Courtney Pedersen

Courtney Pedersen is a medical student at Stanford University. Prior to medical school, she attended the University of Pittsburgh, where she earned a bachelor’s degree in Neuroscience. After graduation, she spent over three years in Senegal as a Peace Corps volunteer. Her work focused on increasing access to family planning for women in rural communities. Upon completing her Peace Corps service, she matriculated at the Yale School of Public Health with a Foreign Language and Area Studies Fellowship from the U.S. Department of Education. During her graduate work, she was awarded a Down’s Fellowship to study the burden of infectious disease among the incarcerated female population in Malaysia and substance abuse disorders among transgender sex workers in Kuala Lumpur.


Project: "Assessing the prevalence and impact of atopic dermatitis among young children and their families in rural Bangladesh"     
June 18, 2017 - August 20, 2017
Bangladesh

 


What does the Kean Fellowship mean to you?
The generous Kean Fellowship gives me the ability to work with and learn from some of the leading global child health experts in the world. Having these mentors early in my career will provide me with the guidance necessary to have the greatest impact possible. More proximally, the Fellowship will allow me to remain in the field for the entirety of the data collection process, which is no small feat considering our research team aims to survey over 68,000 households. I am extremely grateful for the support of the Kean Fellowship and greatly looking forward to being exposed to the larger tropical medicine community at the ASTMH meeting in the fall.

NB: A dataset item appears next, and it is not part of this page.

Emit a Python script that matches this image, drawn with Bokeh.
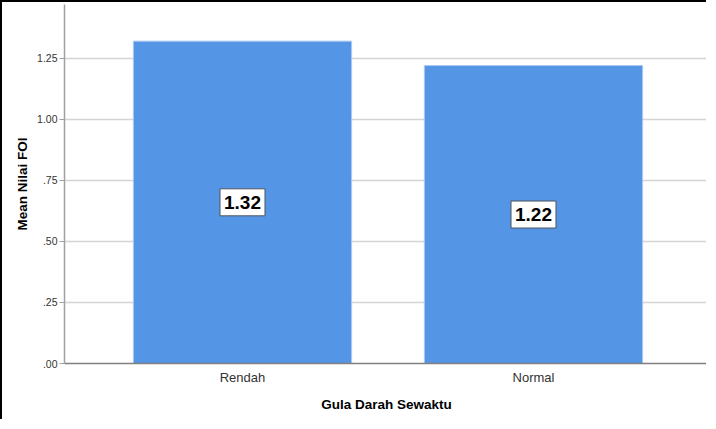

What do you anticipate learning?
I anticipate learning how to effectively perform a population-level research study in a country with little healthcare or research infrastructure. These research skills are invaluable as they can be applied broadly in medical and non-medical contexts and serve as an important step in identifying gaps in healthcare delivery to vulnerable populations.

What interests you about tropical medicine and what problems are you interested in solving?
Tropical medicine is so intimately tied to social justice. Even some of the most basic treatments and well-established prevention methods still fail to reach much of the world’s poorest populations. My career goal is to challenge the status quo that locks people into a cycle of ill health and poverty by producing sound research illustrating the ways in which we can build systems that effectively deliver high-quality healthcare to everyone, regardless of where they live in the world.